- Photo by Marcia Resnick

Studio album by Michael Nyman
- Released: November 21, 1981 on Victor Records VIP6798 (Japan) 1982 (UK)
- Recorded: 1981
- Genre: Contemporary classical music, minimalism, film score
- Length: 42:05
- Label: Piano Records
- Producer: David Cunningham

Michael Nyman chronology
| "The Masterwork" Award Winning Fish-Knife (1979) | Michael Nyman (1981) | The Draughtsman's Contract (1982) |

Singles from Michael Nyman
- "Mozart/Webern" Released: 1982;

= Michael Nyman (1981 album) =

Michael Nyman is the third album release by Michael Nyman and the second with the Michael Nyman Band, having previously contributed tracks to new music compilations. Most of the music was material from early films by Peter Greenaway such as "Bird List Song" from The Falls, sung by Lucie Skeaping, and music from Act of God and Tree.

It also includes his first concert work for the band, "In Re Don Giovanni", which is built around a brief 15-bar phrase in the accompaniment of Leporello's catalog aria in Wolfgang Amadeus Mozart's Don Giovanni, which was also released as a single under the title Mozart. Nyman says he discovered the piece playing the aria on his piano in the style of Jerry Lee Lewis, which "dictated the dynamic, articulation and texture of everything I've subsequently done."

The album should not be confused with Criterion's 1995 promo CD (CRIT CD002), Michael Nyman, which featured previously released material, none of which was from this album, which was released as Piano Records Sheet 005, and which has yet to be issued on CD. It was announced for release in 2009, in connection with Nyman's 65th birthday. This was missed, and it has been announced again for release on November 21, 2011. The CD was released in January 2012, including both the UK and Japanese cover art but not including the "Last But One Of The Last But One" non-LP b-side from the "In Re Don Giovanni" single.

It was published by Chester Music/Michael Nyman Ltd, and produced by David Cunningham.

Professional ratings
Review scores
| Source | Rating |
| Allmusic |  |

== Band members ==
- Rory Allam - clarinet
- Alexander Balanescu - violin
- Anne Barnard - french horn
- Ben Grove - guitar, bass guitar
- John Harle - saxophone
- Nick Hayley - rebec, violin
- Ian Mitchell - clarinet
- Michael Nyman - piano
- Elisabeth Perry - violin
- Steve Saunders - trombone
- Roderick Skeaping - rebec, violin
- Keith Thompson - flute, piccolo, recorder, saxophone
- Doug Wootton - banjo

== Guest musicians ==
- Peter Brötzmann - bass clarinet, tenor saxophone
- Evan Parker - soprano saxophone
- Lucie Skeaping - soprano

== Track listing ==
1. "Bird Anthem" (from Act of God) 2:37
2. "Initial Treat" (from Tree) 2:50
3. "Secondary Treat" (from Tree) 1:27
4. "In Re Don Giovanni" 2:48
5. "Waltz in F" 5:55
6. "Bird List Song" (from The Falls) 4:19
7. "M-Work" 21:09

"Waltz in F" was reissued on the compilation, Century XXI UK: N-Z It is the only track to be issued on CD in its album performance.

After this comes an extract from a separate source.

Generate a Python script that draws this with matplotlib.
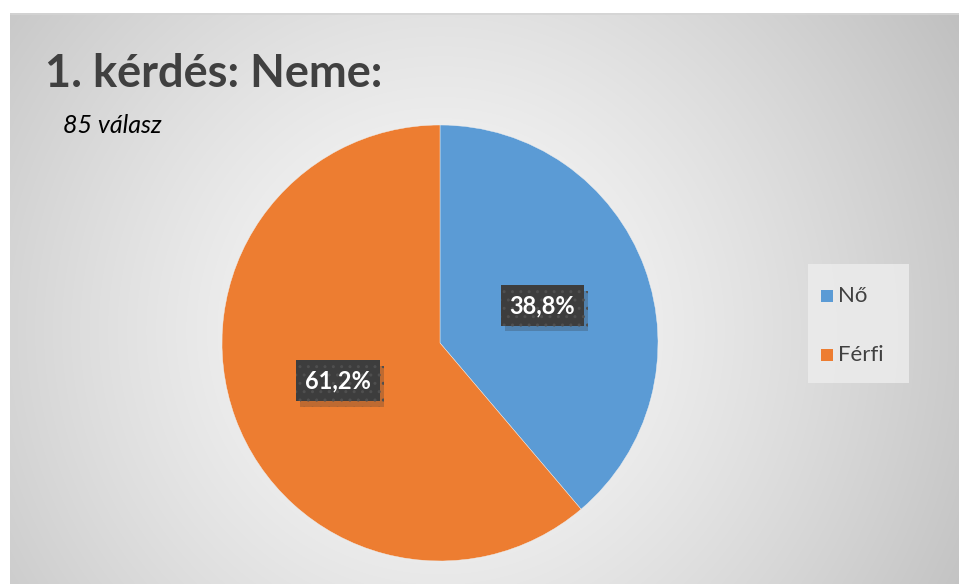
import numpy as np
import matplotlib
matplotlib.use("Agg")
import matplotlib.pyplot as plt
import matplotlib.patheffects as pe

categories = ["Nő", "Férfi"]
values = [38.8, 61.2]
colors = ["#5B9BD5", "#ED7D31"]
title = "1. kérdés: Neme:"
subtitle = "85 válasz"

W, H = 959, 584
fig = plt.figure(figsize=(W / 100, H / 100), dpi=100)
fig.patch.set_facecolor("white")

# background radial gradient
x0, y0 = 10, 13
bg = fig.add_axes([x0 / W, 0, (W - x0) / W, (H - y0) / H])
bg.set_axis_off()
ny, nx = H - y0, W - x0
yy, xx = np.mgrid[0:ny, 0:nx]
cx, cy = 440 - x0, 330 - y0
d = np.sqrt((xx - cx) ** 2 + (yy - cy) ** 2) / 560.0
v = 0.985 - 0.21 * np.clip(d, 0, 1.2) ** 1.3
img = np.dstack([v, v, v])
bg.imshow(img, aspect="auto", extent=[0, 1, 0, 1], origin="upper")
bg.set_xlim(0, 1)
bg.set_ylim(0, 1)
bg.plot([0, 1], [0.999, 0.999], color="#d4d4d4", lw=1.2, transform=bg.transAxes)

# pie
pcx, pcy, r = 440, 343, 218
ax = fig.add_axes([(pcx - r) / W, (H - pcy - r) / H, 2 * r / W, 2 * r / H])
ax.set_axis_off()
wedges, texts, autotexts = ax.pie(
    values, colors=colors, startangle=90, counterclock=False,
    autopct=lambda p: f"{p:.1f}%".replace(".", ","), pctdistance=0.5,
    wedgeprops=dict(edgecolor="#f0f0f0", linewidth=0.3),
)
ax.set_xlim(-1, 1)
ax.set_ylim(-1, 1)
for t in autotexts:
    t.set_color("white")
    t.set_fontsize(17)
    t.set_fontweight("bold")
    t.set_family(["Lato", "DejaVu Sans"])
    t.set_bbox(dict(boxstyle="square,pad=0.38", facecolor="#3d3d3d",
                    edgecolor="#4f4f4f", linewidth=0, hatch=".."))
    t.get_bbox_patch().set_path_effects(
        [pe.SimplePatchShadow(offset=(3, -4), shadow_rgbFace="#333333", alpha=0.25), pe.Normal()])

# title
fig.text(45 / W, 1 - 87 / H, title, fontsize=32.5, fontweight="bold", color="#404040",
         family=["Lato", "DejaVu Sans"], va="baseline", ha="left")
fig.text(63 / W, 1 - 133 / H, subtitle, fontsize=18, style="italic", color="black",
         family=["Lato", "DejaVu Sans"], va="baseline", ha="left")

# legend
lax = fig.add_axes([808 / W, 1 - 383 / H, 101 / W, 119 / H])
lax.set_xlim(0, 101)
lax.set_ylim(119, 0)
lax.set_axis_off()
lax.add_patch(plt.Rectangle((0, 0), 101, 119, facecolor="#ececec", edgecolor="none", alpha=0.85))
for i, (c, lab) in enumerate(zip(colors, categories)):
    yc = 32 + i * 59
    lax.add_patch(plt.Rectangle((13, yc - 6), 12, 12, facecolor=c, edgecolor="none"))
    lax.text(30, yc, lab, fontsize=16, color="#404040", va="center", ha="left",
             family=["Lato", "DejaVu Sans"])

fig.savefig("out.png", dpi=100)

The main waltz theme, without the jazz improvisations, was the basis of "Waltzing the Bird" on À la folie. "In Re Don Giovanni" and the instrumental "Bird List" appeared on Live in new, live versions. A new recording of In Re appears on the 2008 album Mozart 252. "Initial Treat", the opening titles from Tree, is part of Five Orchestral Pieces for Opus Tree, which can be heard in its complete form by Jon Gibson and other artists at The Kitchen on the 1979 edition of From the Kitchen Archives.

The single Mozart/Webern was released on Les Disques du Crépuscule. On that single, "Mozart" is "In Re Don Giovanni"; "Webern" is "Secondary Treat". A third track, "Untitled", is "Initial Treat".